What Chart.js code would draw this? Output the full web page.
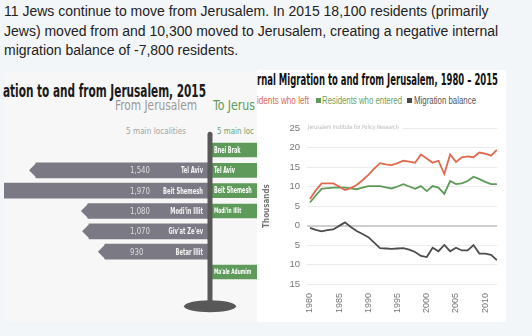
<!DOCTYPE html>
<html>
<head>
<meta charset="utf-8">
<script src="https://cdn.jsdelivr.net/npm/chart.js@4.4.1/dist/chart.umd.min.js"></script>
<style>
  html, body { margin: 0; padding: 0; }
  body {
    width: 532px; height: 336px; position: relative; overflow: hidden;
    background: #f3f6f9;
    font-family: 'Liberation Sans', Helvetica, Arial, sans-serif;
  }
  #lead { position: absolute; left: 4px; top: 2px; margin: 0; font-size: 14px; line-height: 19.5px; color: #222; white-space: nowrap; }
  .box { position: absolute; }
  #leftBox { left: 4px; top: 71px; width: 253px; height: 251px; background: #f7f7f7; }
  #rightBox { left: 257px; top: 70px; width: 249px; height: 252px; background: #fff; }
  .t { position: absolute; white-space: nowrap; line-height: 1; transform-origin: 0 50%;
       font-family: 'Liberation Sans Narrow', 'DejaVu Sans Condensed', 'Liberation Sans', sans-serif; }
  .sq { position: absolute; width: 5px; height: 5px; }
  canvas { position: absolute; }
</style>
</head>
<body>
<p id="lead">11 Jews continue to move from Jerusalem. In 2015 18,100 residents (primarily<br>Jews) moved from and 10,300 moved to Jerusalem, creating a negative internal<br>migration balance of -7,800 residents.</p>

<div class="box" id="leftBox"></div>
<span class="t" style="left:3px; top:82px; font-size:18px; font-weight:bold; color:#1a1a1a" data-w="203">ation to and from Jerusalem, 2015</span>
<span class="t" style="left:115px; top:98px; font-size:14.5px; color:#9a9a9a" data-w="82">From Jerusalem</span>
<span class="t" style="left:126px; top:126px; font-size:9.5px; color:#a3a3a3" data-w="60">5 main localities</span>
<span class="t" style="left:212.7px; top:98px; font-size:14.5px; color:#5f9b5a" data-w="42">To Jerus</span>
<span class="t" style="left:217px; top:126px; font-size:9.5px; color:#6ea36a" data-w="37">5 main loc</span>
<canvas id="signs" width="253" height="185" style="left:4px; top:130px; width:253px; height:185px"></canvas>

<div class="box" id="rightBox"></div>
<span class="t" style="left:257px; top:73px; font-size:15px; font-weight:bold; color:#111" data-w="241">rnal Migration to and from Jerusalem, 1980 – 2015</span>
<span class="t" style="left:257px; top:95.5px; font-size:10px; color:#e0694e; font-family:'Liberation Sans',sans-serif" data-w="52">idents who left</span>
<span class="sq" style="left:316px; top:97.5px; background:#5e9a5a"></span>
<span class="t" style="left:322px; top:95.5px; font-size:10px; color:#6a9f66; font-family:'Liberation Sans',sans-serif" data-w="80">Residents who entered</span>
<span class="sq" style="left:406.5px; top:97.5px; background:#4a4a4a"></span>
<span class="t" style="left:413.7px; top:95.5px; font-size:10px; color:#555; font-family:'Liberation Sans',sans-serif" data-w="62">Migration balance</span>
<canvas id="trend" width="248" height="214" style="left:257px; top:108px; width:248px; height:214px"></canvas>
<span class="t" style="left:307.7px; top:124.3px; font-size:6px; color:#b5b5b5; background:#fff; padding-right:5px" data-w="95">Jerusalem Institute for Policy Research</span>

<script>
'use strict';

// --- Internal migration 1980-2012 (thousands)
var years = [1980, 1981, 1982, 1983, 1984, 1985, 1986, 1987, 1988, 1989,
             1990, 1991, 1992, 1993, 1994, 1995, 1996, 1997, 1998, 1999,
             2000, 2001, 2002, 2003, 2004, 2005, 2006, 2007, 2008, 2009,
             2010, 2011, 2012];
var residentsLeft = [6.8, 9.0, 10.8, 10.8, 10.8, 10.0, 9.1, 9.6, 10.4, 11.6,
                     13.0, 14.6, 16.0, 15.7, 15.5, 16.0, 16.6, 16.4, 16.1, 18.2,
                     17.2, 16.1, 16.6, 13.2, 18.2, 16.3, 17.5, 17.7, 17.5, 18.7,
                     18.4, 17.9, 19.4];
var residentsEntered = [5.9, 7.7, 9.4, 9.6, 9.7, 9.7, 9.7, 9.5, 9.3, 9.7,
                        10.1, 10.1, 10.1, 9.8, 9.5, 10.0, 10.6, 10.0, 9.4, 10.1,
                        8.8, 10.1, 9.7, 8.1, 11.4, 10.6, 10.8, 11.4, 12.5, 11.9,
                        11.2, 10.6, 10.6];
var migrationBalance = [-0.6, -1.1, -1.5, -1.2, -1.0, -0.1, 0.8, -0.4, -1.4, -2.2,
                        -3.0, -4.4, -5.8, -5.9, -6.0, -5.9, -5.8, -6.2, -6.8, -7.8,
                        -8.1, -5.7, -6.6, -5.0, -6.6, -5.7, -6.4, -6.4, -5.0, -7.2,
                        -7.2, -7.5, -8.9];
var seriesNames = ['Residents who left', 'Residents who entered', 'Migration balance'];
var yearTicks = [1980, 1985, 1990, 1995, 2000, 2005, 2010];

// --- Signpost, 2015: main localities
var places = ['Bnei Brak', 'Tel Aviv', 'Beit Shemesh', "Modi'in Illit", "Giv'at Ze'ev", 'Betar Illit', "Ma'ale Adumim"];
var fromJerusalem = [null, 1540, 1970, 1080, 1070, 930, null];
var toJerusalem = [900, 850, 700, 650, null, null, 480];

Chart.defaults.animation = false;
var narrow = "'Liberation Sans Narrow', 'DejaVu Sans Condensed', 'Liberation Sans', sans-serif";

// squeeze html labels to the width they take in the picture
document.querySelectorAll('[data-w]').forEach(function(el) {
  var w = el.getBoundingClientRect().width;
  el.style.transform = 'scaleX(' + (parseFloat(el.dataset.w) / w) + ')';
});

function squeezeText(ctx, s, x, y, align, font, color, sx) {
  ctx.save();
  ctx.font = font;
  ctx.fillStyle = color;
  ctx.textBaseline = 'middle';
  ctx.textAlign = align;
  ctx.translate(x, y);
  ctx.scale(sx, 1);
  ctx.fillText(s, 0, 0);
  ctx.restore();
}

// arrows, labels, pole
var signpost = {
  id: 'signpost',
  afterDatasetsDraw: function(chart) {
    var ctx = chart.ctx;
    var area = chart.chartArea;
    var x0 = chart.scales.x.getPixelForValue(0);
    var grey = '#7b7a84';

    ctx.save();
    ctx.font = 'bold 9px ' + narrow;
    var sxName = 40 / ctx.measureText('Beit Shemesh').width;
    ctx.font = '9px ' + narrow;
    var sxVal = 20 / ctx.measureText('1,540').width;
    ctx.restore();

    chart.getDatasetMeta(0).data.forEach(function(bar, i) {
      if (fromJerusalem[i] == null) return;
      var left = Math.min(bar.x, bar.base);
      var h = bar.height;
      ctx.save();
      ctx.fillStyle = grey;
      ctx.beginPath();
      ctx.moveTo(left + 0.5, bar.y - h / 2);
      ctx.lineTo(left - 7, bar.y);
      ctx.lineTo(left + 0.5, bar.y + h / 2);
      ctx.closePath();
      ctx.fill();
      ctx.restore();
      squeezeText(ctx, fromJerusalem[i].toLocaleString('en-US'), x0 - 80, bar.y + 0.5, 'left', '9px ' + narrow, '#dedede', sxVal);
      squeezeText(ctx, places[i], x0 - 7, bar.y + 0.5, 'right', 'bold 9px ' + narrow, '#f4f4f4', sxName);
    });

    chart.getDatasetMeta(1).data.forEach(function(bar, i) {
      if (toJerusalem[i] == null) return;
      var size = places[i].length > 12 ? 7.5 : 8.5;
      squeezeText(ctx, places[i], x0 + 4, bar.y + 0.5, 'left', 'bold ' + size + 'px ' + narrow, '#ffffff', sxName);
    });

    // pole and base
    var top = area.top - 8;
    var foot = area.bottom + 24;
    ctx.save();
    ctx.fillStyle = '#585858';
    ctx.beginPath();
    ctx.moveTo(x0 - 2.5, foot);
    ctx.lineTo(x0 - 2.5, top + 2.5);
    ctx.arc(x0, top + 2.5, 2.5, Math.PI, 0);
    ctx.lineTo(x0 + 2.5, foot);
    ctx.closePath();
    ctx.fill();
    ctx.beginPath();
    ctx.ellipse(x0, foot, 26, 6, 0, 0, Math.PI * 2);
    ctx.fill();
    ctx.restore();
  }
};

new Chart(document.getElementById('signs'), {
  type: 'bar',
  data: {
    labels: places,
    datasets: [{
      label: 'From Jerusalem',
      data: fromJerusalem.map(function(v) { return v == null ? null : [-v, 0]; }),
      backgroundColor: '#7b7a84',
      grouped: false,
      barThickness: 15
    }, {
      label: 'To Jerusalem',
      data: toJerusalem.map(function(v) { return v == null ? null : [0, v]; }),
      backgroundColor: '#5e9a5a',
      grouped: false,
      barThickness: 14
    }]
  },
  options: {
    indexAxis: 'y',
    responsive: false,
    layout: { padding: { top: 9.8, bottom: 32.8, left: 0, right: 0 } },
    scales: {
      x: { display: false, min: -1823, max: 416 },
      y: { display: false }
    },
    plugins: { legend: { display: false }, tooltip: { enabled: false } }
  },
  plugins: [signpost]
});

// --- line chart
function points(values) {
  return values.map(function(v, i) { return { x: years[i], y: v }; });
}

new Chart(document.getElementById('trend'), {
  type: 'line',
  data: {
    datasets: [{
      label: seriesNames[0],
      data: points(residentsLeft),
      borderColor: '#e0694e',
      borderWidth: 1.8,
      pointRadius: 0,
      tension: 0
    }, {
      label: seriesNames[1],
      data: points(residentsEntered),
      borderColor: '#5e9a5a',
      borderWidth: 1.8,
      pointRadius: 0,
      tension: 0
    }, {
      label: seriesNames[2],
      data: points(migrationBalance),
      borderColor: '#4d4d4d',
      borderWidth: 1.8,
      pointRadius: 0,
      tension: 0
    }]
  },
  options: {
    responsive: false,
    layout: { padding: { top: 20, right: 0, bottom: 0, left: 0 } },
    scales: {
      x: {
        type: 'linear',
        min: 1979.5,
        max: 2012.05,
        grid: { display: false, drawTicks: false },
        border: { display: false },
        afterBuildTicks: function(axis) {
          axis.ticks = yearTicks.map(function(v) { return { value: v }; });
        },
        afterFit: function(axis) { axis.height = 38; },
        ticks: {
          minRotation: 90,
          maxRotation: 90,
          padding: 9,
          color: '#777',
          font: { family: "'Liberation Sans', sans-serif", size: 9 },
          callback: function(v) { return String(v); }
        }
      },
      y: {
        min: -15,
        max: 25,
        afterFit: function(axis) { axis.width = 50; },
        grid: {
          drawTicks: false,
          color: function(c) { return c.tick && c.tick.value === 0 ? '#cfcfcf' : '#ececec'; },
          lineWidth: function(c) { return c.tick && c.tick.value === 0 ? 2 : 1; }
        },
        border: { display: false },
        ticks: {
          stepSize: 5,
          padding: 7,
          color: '#777',
          font: { family: "'Liberation Sans', sans-serif", size: 9.5 },
          callback: function(v) { return Math.abs(v); }
        },
        title: {
          display: true,
          text: 'Thousands',
          color: '#777',
          padding: { top: 5, bottom: 0 },
          font: { family: narrow, size: 8, weight: 'bold' }
        }
      }
    },
    plugins: { legend: { display: false }, tooltip: { enabled: false } }
  }
});
</script>
</body>
</html>
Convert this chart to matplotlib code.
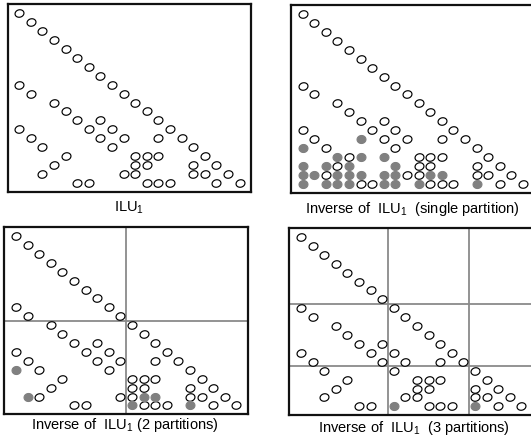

Task prompt —
Return exactly what appears from the opening line of the material through the line with "of -7,800 residents.</p>", apart from the pictures.

Task output —
What Chart.js code would draw this? Output the full web page.
<!DOCTYPE html>
<html>
<head>
<meta charset="utf-8">
<script src="https://cdn.jsdelivr.net/npm/chart.js@4.4.1/dist/chart.umd.min.js"></script>
<style>
  html, body { margin: 0; padding: 0; }
  body {
    width: 532px; height: 336px; position: relative; overflow: hidden;
    background: #f3f6f9;
    font-family: 'Liberation Sans', Helvetica, Arial, sans-serif;
  }
  #lead { position: absolute; left: 4px; top: 2px; margin: 0; font-size: 14px; line-height: 19.5px; color: #222; white-space: nowrap; }
  .box { position: absolute; }
  #leftBox { left: 4px; top: 71px; width: 253px; height: 251px; background: #f7f7f7; }
  #rightBox { left: 257px; top: 70px; width: 249px; height: 252px; background: #fff; }
  .t { position: absolute; white-space: nowrap; line-height: 1; transform-origin: 0 50%;
       font-family: 'Liberation Sans Narrow', 'DejaVu Sans Condensed', 'Liberation Sans', sans-serif; }
  .sq { position: absolute; width: 5px; height: 5px; }
  canvas { position: absolute; }
</style>
</head>
<body>
<p id="lead">11 Jews continue to move from Jerusalem. In 2015 18,100 residents (primarily<br>Jews) moved from and 10,300 moved to Jerusalem, creating a negative internal<br>migration balance of -7,800 residents.</p>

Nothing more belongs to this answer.